Hace unos meses acudí preocupada a consultar a mi doctor por una extraña dolencia que me aquejaba y que había comenzado a afectarme seriamente en mi vida diaria… estaba asustada porque acababa de cumplir cincuenta años. Saber que mi transitar por la vida había llegado hasta ese punto me había sumido en una especie de pozo sin fondo del que me veía incapaz de salir.
Cincuenta años, cincuenta. Nada más y nada menos. Sentí que el mundo se había subido a caballito a mis espaldas y que su plomizo peso me impedía correr, siquiera andar ligera por la vida. “Doctor, ya tengo cincuenta años y creo que hay muchas cosas que ahora no debo hacer…”. Y así, quejosamente, se lo expuse a mi médico.
Con semblante serio, y tras mirarme fijamente durante unos segundos, el doctor tomó el bolígrafo y una receta. Me miró nuevamente y reflexionó. El asunto parecía grave, a pesar de que ni siquiera me había tomado la tensión, o me había hecho esa interminable anamnesis hasta indagar en mi pasado más lejano en busca de antepasados aquejados de algún raro trastorno… Nada.

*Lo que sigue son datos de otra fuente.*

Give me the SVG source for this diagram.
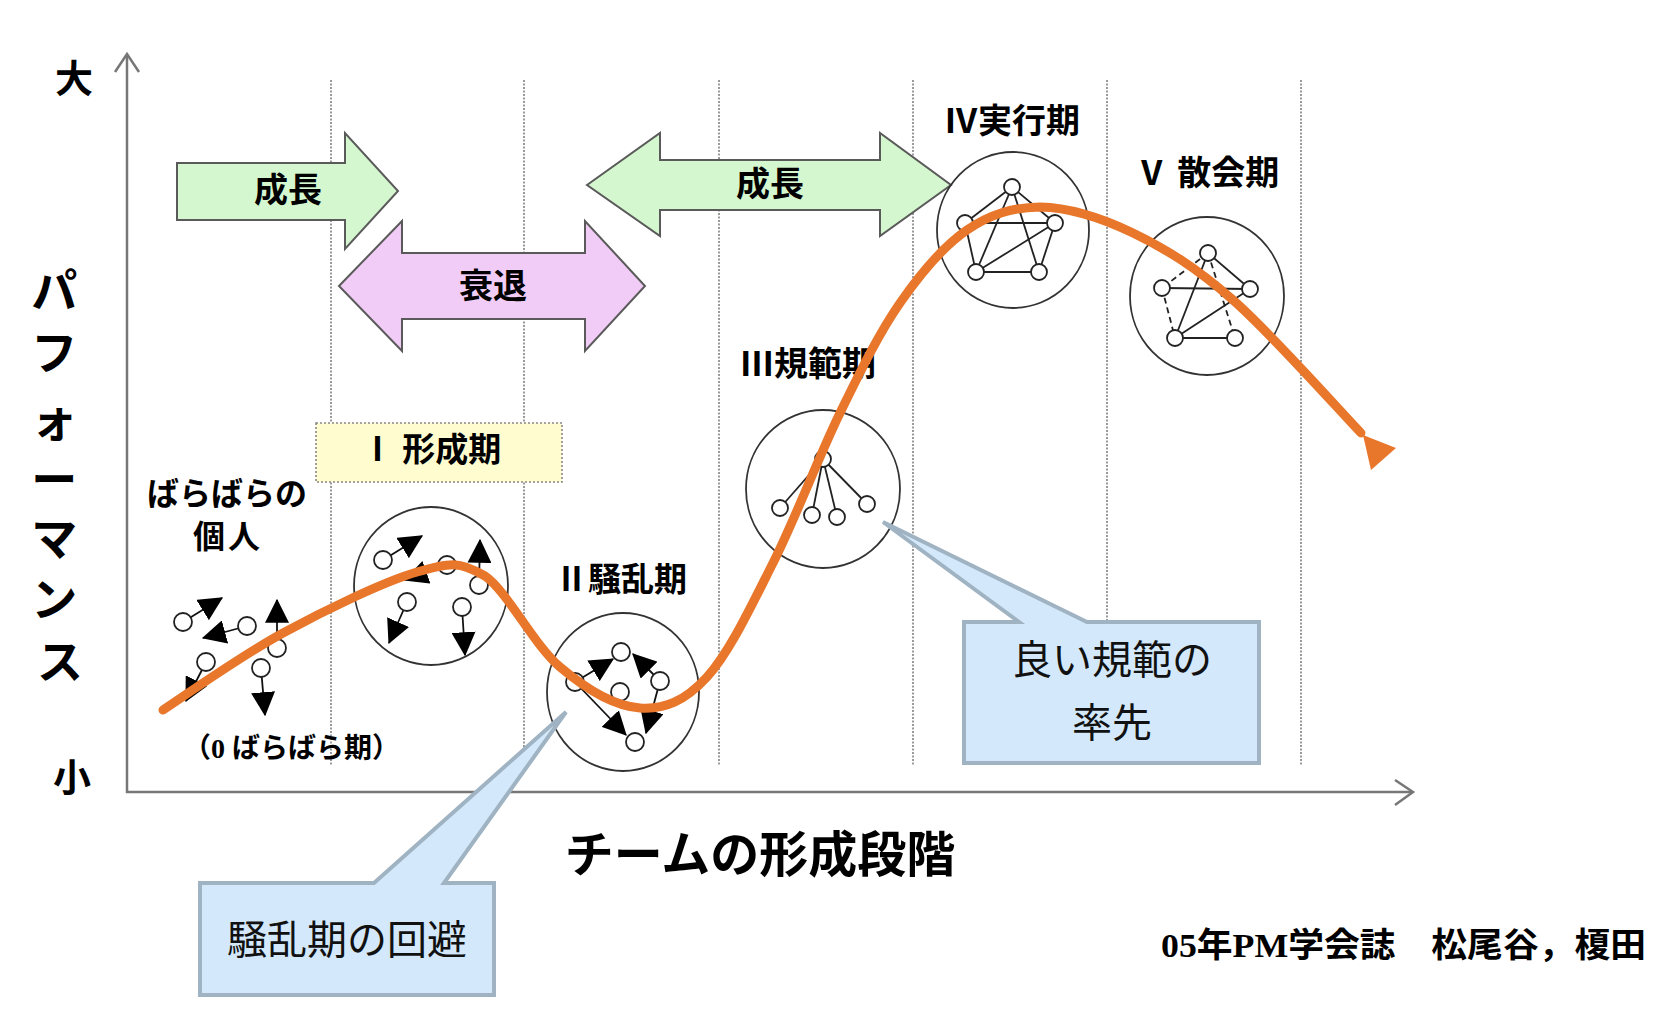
<svg xmlns="http://www.w3.org/2000/svg" width="1665" height="1012" viewBox="0 0 1665 1012">
<style>
.bg{fill:#ffffff}
.grid{stroke:#7a7a7a;stroke-width:1.5;stroke-dasharray:2 1.5;fill:none}
.axis{stroke:#777777;stroke-width:2.5;fill:none}
.grow{fill:#D5F7CF;stroke:#5a5a5a;stroke-width:2;stroke-linejoin:miter}
.decl{fill:#F1CCF6;stroke:#5a5a5a;stroke-width:2}
.phase{fill:#FFFCD0;stroke:#888888;stroke-width:1.6;stroke-dasharray:2 2}
.ring{fill:none;stroke:#333333;stroke-width:1.8}
.nd{fill:#ffffff;stroke:#222222;stroke-width:1.8}
.edge{stroke:#222222;stroke-width:1.8;fill:none}
.dash{stroke:#222222;stroke-width:1.8;fill:none;stroke-dasharray:6 4}
.mv{stroke:#111111;stroke-width:1.8;fill:none;marker-end:url(#tri)}
.curve{fill:none;stroke:#E8762B;stroke-width:9;stroke-linecap:round;stroke-linejoin:round}
.callout{fill:#D3E9FB;stroke:#A0B3C3;stroke-width:4;stroke-linejoin:miter}
.lbl{font-family:"Liberation Serif","Noto Sans CJK JP",serif;font-weight:bold;fill:#000000;text-anchor:middle}
.goth{font-family:"Noto Sans CJK JP","Liberation Sans",sans-serif;font-weight:bold;fill:#000000;text-anchor:middle}
.note{font-family:"Noto Sans CJK JP","Liberation Serif",serif;font-weight:normal;fill:#111111;text-anchor:middle}
</style>
<defs>
<marker id="tri" markerUnits="userSpaceOnUse" viewBox="0 0 20 20" refX="19" refY="10" markerWidth="24" markerHeight="24" orient="auto">
<path d="M0,0 L20,10 L0,20 Z" fill="#000000"/>
</marker>
</defs>
<rect class="bg" x="0" y="0" width="1665" height="1012"/>

<g id="grid-lines">
<line class="grid" x1="331" y1="80" x2="331" y2="765"/>
<line class="grid" x1="524" y1="80" x2="524" y2="765"/>
<line class="grid" x1="719" y1="80" x2="719" y2="765"/>
<line class="grid" x1="913" y1="80" x2="913" y2="765"/>
<line class="grid" x1="1107" y1="80" x2="1107" y2="765"/>
<line class="grid" x1="1301" y1="80" x2="1301" y2="765"/>
</g>

<g id="axes">
<polyline class="axis" points="127,55 127,792 1412,792"/>
<polyline class="axis" points="115,72 127,54 139,72"/>
<polyline class="axis" points="1395,780 1413,792 1395,805"/>
<text class="lbl" x="74" y="92" font-size="38" font-weight="500">大</text>
<text class="lbl" x="72" y="791" font-size="38" font-weight="500">小</text>
<text class="lbl" font-size="46">
<tspan x="60" y="307">パ</tspan>
<tspan x="60" y="369">フ</tspan>
<tspan x="60" y="436">ォ</tspan>
<tspan x="60" y="496">ー</tspan>
<tspan x="60" y="555">マ</tspan>
<tspan x="60" y="616">ン</tspan>
<tspan x="60" y="678">ス</tspan>
</text>
<text class="goth" x="760" y="872" font-size="49">チームの形成段階</text>
</g>

<g id="arrow-growth-1">
<polygon class="grow" points="177,163 345,163 345,133 398,191 345,249 345,220 177,220"/>
<text class="lbl" x="288" y="202" font-size="34">成長</text>
</g>

<g id="arrow-decline">
<polygon class="decl" points="339,286 402,221 402,253 585,253 585,221 645,286 585,351 585,319 402,319 402,351"/>
<text class="lbl" x="493" y="298" font-size="34">衰退</text>
</g>

<g id="arrow-growth-2">
<polygon class="grow" points="587,185 660,133 660,160 880,160 880,133 951,185 880,236 880,210 660,210 660,236"/>
<text class="lbl" x="770" y="196" font-size="34">成長</text>
</g>

<g id="phase-1-label">
<rect class="phase" x="316" y="423" width="246" height="59"/>
<text class="lbl" x="431" y="461" font-size="33">Ⅰ 形成期</text>
</g>

<g id="stage-0">
<text class="goth" x="227" y="505" font-size="32">ばらばらの</text>
<text class="goth" x="228" y="548" font-size="32" letter-spacing="3">個人</text>
<line class="mv" x1="183" y1="622" x2="222" y2="598"/>
<line class="mv" x1="247" y1="626" x2="203" y2="638"/>
<line class="mv" x1="277" y1="648" x2="277" y2="600"/>
<line class="mv" x1="206" y1="662" x2="186" y2="701"/>
<line class="mv" x1="261" y1="668" x2="265" y2="715"/>
<circle class="nd" cx="183" cy="622" r="9"/>
<circle class="nd" cx="247" cy="626" r="9"/>
<circle class="nd" cx="277" cy="648" r="9"/>
<circle class="nd" cx="206" cy="662" r="9"/>
<circle class="nd" cx="261" cy="668" r="9"/>
<text class="lbl" x="183" y="758" font-size="28" style="text-anchor:start" textLength="217" lengthAdjust="spacingAndGlyphs">（0 ばらばら期）</text>
</g>

<g id="stage-1">
<ellipse class="ring" cx="431" cy="586" rx="77" ry="79"/>
<line class="mv" x1="383" y1="560" x2="422" y2="536"/>
<line class="mv" x1="447" y1="565" x2="405" y2="580"/>
<line class="mv" x1="479" y1="585" x2="480" y2="540"/>
<line class="mv" x1="407" y1="602" x2="389" y2="643"/>
<line class="mv" x1="462" y1="607" x2="465" y2="655"/>
<circle class="nd" cx="383" cy="560" r="9"/>
<circle class="nd" cx="447" cy="565" r="9"/>
<circle class="nd" cx="479" cy="585" r="9"/>
<circle class="nd" cx="407" cy="602" r="9"/>
<circle class="nd" cx="462" cy="607" r="9"/>
</g>

<g id="stage-2">
<text class="lbl" x="621" y="591" font-size="33">Ⅱ騒乱期</text>
<ellipse class="ring" cx="623" cy="692" rx="76" ry="79"/>
<line class="mv" x1="575" y1="682" x2="613" y2="659"/>
<line class="mv" x1="660" y1="681" x2="633" y2="654"/>
<line class="mv" x1="575" y1="682" x2="626" y2="735"/>
<line class="mv" x1="660" y1="681" x2="646" y2="733"/>
<circle class="nd" cx="575" cy="682" r="9"/>
<circle class="nd" cx="621" cy="652" r="9"/>
<circle class="nd" cx="660" cy="681" r="9"/>
<circle class="nd" cx="620" cy="692" r="9"/>
<circle class="nd" cx="635" cy="742" r="9"/>
</g>

<g id="stage-3">
<text class="lbl" x="808" y="376" font-size="34">Ⅲ規範期</text>
<ellipse class="ring" cx="823" cy="489" rx="77" ry="79"/>
<line class="edge" x1="823" y1="459" x2="780" y2="508"/>
<line class="edge" x1="823" y1="459" x2="812" y2="515"/>
<line class="edge" x1="823" y1="459" x2="837" y2="517"/>
<line class="edge" x1="823" y1="459" x2="867" y2="504"/>
<circle class="nd" cx="823" cy="459" r="8"/>
<circle class="nd" cx="780" cy="508" r="8"/>
<circle class="nd" cx="812" cy="515" r="8"/>
<circle class="nd" cx="837" cy="517" r="8"/>
<circle class="nd" cx="867" cy="504" r="8"/>
</g>

<g id="stage-4">
<text class="lbl" x="1012" y="133" font-size="34">Ⅳ実行期</text>
<ellipse class="ring" cx="1013" cy="230" rx="76" ry="78"/>
<line class="edge" x1="1012" y1="187" x2="965" y2="223"/>
<line class="edge" x1="1012" y1="187" x2="1055" y2="223"/>
<line class="edge" x1="1012" y1="187" x2="976" y2="272"/>
<line class="edge" x1="1012" y1="187" x2="1039" y2="272"/>
<line class="edge" x1="965" y1="223" x2="1055" y2="223"/>
<line class="edge" x1="965" y1="223" x2="976" y2="272"/>
<line class="edge" x1="1055" y1="223" x2="1039" y2="272"/>
<line class="edge" x1="1055" y1="223" x2="976" y2="272"/>
<line class="edge" x1="976" y1="272" x2="1039" y2="272"/>
<circle class="nd" cx="1012" cy="187" r="8"/>
<circle class="nd" cx="965" cy="223" r="8"/>
<circle class="nd" cx="1055" cy="223" r="8"/>
<circle class="nd" cx="976" cy="272" r="8"/>
<circle class="nd" cx="1039" cy="272" r="8"/>
</g>

<g id="stage-5">
<text class="lbl" x="1207" y="185" font-size="34">Ⅴ 散会期</text>
<ellipse class="ring" cx="1207" cy="296" rx="77" ry="79"/>
<line class="edge" x1="1208" y1="253" x2="1250" y2="289"/>
<line class="edge" x1="1162" y1="288" x2="1250" y2="289"/>
<line class="edge" x1="1208" y1="253" x2="1175" y2="338"/>
<line class="edge" x1="1175" y1="338" x2="1250" y2="289"/>
<line class="edge" x1="1175" y1="338" x2="1235" y2="338"/>
<line class="dash" x1="1208" y1="253" x2="1162" y2="288"/>
<line class="dash" x1="1162" y1="288" x2="1175" y2="338"/>
<line class="dash" x1="1208" y1="253" x2="1235" y2="338"/>
<circle class="nd" cx="1208" cy="253" r="8"/>
<circle class="nd" cx="1162" cy="288" r="8"/>
<circle class="nd" cx="1250" cy="289" r="8"/>
<circle class="nd" cx="1175" cy="338" r="8"/>
<circle class="nd" cx="1235" cy="338" r="8"/>
</g>

<g id="connectors">
<path class="curve" d="M163,710 C183,697 240.7,656 283,633 C325.3,610 383.7,581.7 417,572 C450.3,562.3 459.2,561 485,576 C506.8,590.8 533.8,644.8 560,667 C586.2,689.2 615.5,706.3 640,708 C664.5,709.7 684.8,701.2 707,677 C729.2,652.8 750.8,607 773,563 C795.2,519 818.8,456.3 840,413 C861.2,369.7 878.8,333.5 900,303 C921.2,272.5 943.7,246 967,230 C990.3,214 1012.3,207.5 1040,207 C1067.7,207.5 1100.8,217.5 1133,233 C1165.2,248.5 1195,266.7 1233,300 C1271,333.3 1339.7,410.8 1361,433"/>
<polygon points="1363,435 1396,448 1371,470" fill="#E8762B"/>
</g>

<g id="callout-avoid-storming">
<path class="callout" d="M200,883 L374,883 L566,712 L444,883 L494,883 L494,995 L200,995 Z"/>
<text class="note" x="347" y="954" font-size="40">騒乱期の回避</text>
</g>

<g id="callout-good-norms">
<path class="callout" d="M964,622 L1019,622 L883,522 L1087,622 L1259,622 L1259,763 L964,763 Z"/>
<text class="note" x="1112" y="674" font-size="40">良い規範の</text>
<text class="note" x="1112" y="737" font-size="40">率先</text>
</g>

<g id="credit">
<text class="lbl" x="1161" y="957" font-size="34" style="text-anchor:start" textLength="485" lengthAdjust="spacingAndGlyphs">05年PM学会誌　松尾谷，榎田</text>
</g>
</svg>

Tras inspirar profundamente, se decidió a escribir el resultado de su veredicto y me explicó cómo debía tomarlo, insistiendo en la importancia de seguir sus indicaciones estrechamente: “Tómelo cada ocho horas, y en la primera toma de la mañana tome una dosis doble… o incluso triple”. “Si usted sintiera que aun así no es suficiente, tómelo cuantas veces quiera, tres, cuatro, cinco…”.
Lo que me temía, el mal que me aquejaba era grave, muy grave. Sentí que el resto de mi vida estaría encadenada a una fuerte medicación que esclavizaría mi voluntad.
Desprendió con cuidado la receta del talonario y la puso ante mis ojos. En defensa de los médicos, tan vapuleados a lo largo de la historia por su terrible caligrafía, he de reconocer que aquellas letras estaban trazadas con pulcritud y claridad.
Mis ojos, ávidos por descubrir el fármaco para paliar mi rara dolencia, quedaron atónitos ante aquellas dos palabras que el doctor había escrito: “Adverbio «solo»”. Confusa, así es como me sentí… muy confusa. Tras unos segundos, conseguí ordenar algunas palabras en mi cabeza y le pregunté al doctor: ¿Qué significa exactamente… eso? ¿Tal vez es una novedosa medicación? ¿Una formulación de vanguardia? ¿Voy a formar parte de un nuevo ensayo de algún fármaco?
“Solo le he recetado una nueva actitud ante la vida, una nueva perspectiva, un punto de vista diferente”, me dijo. Y añadió: “Y solo usted tiene la llave para hacerlo; al principio le resultará un poco complicado y no obtendrá muchos resultados, pero si día a día se esfuerza en practicarlo, lo conseguirá".
"Mi receta es que actúe valiéndose de un poderosísimo instrumento que todos utilizamos a cada momento: las palabras. Cambie sus palabras y será capaz de modificar su mente y sus pensamientos. Le propongo que siga las indicaciones de mi receta. Por favor, escriba la frase que ha dicho cuando ha entrado a la consulta":
«Doctor, ya tengo cincuenta años…».
"Y ahora sustituya el adverbio «ya» por el que le he recetado":
«Doctor, solo tengo cincuenta años…».
"La duración del tratamiento… dependerá de su voluntad”.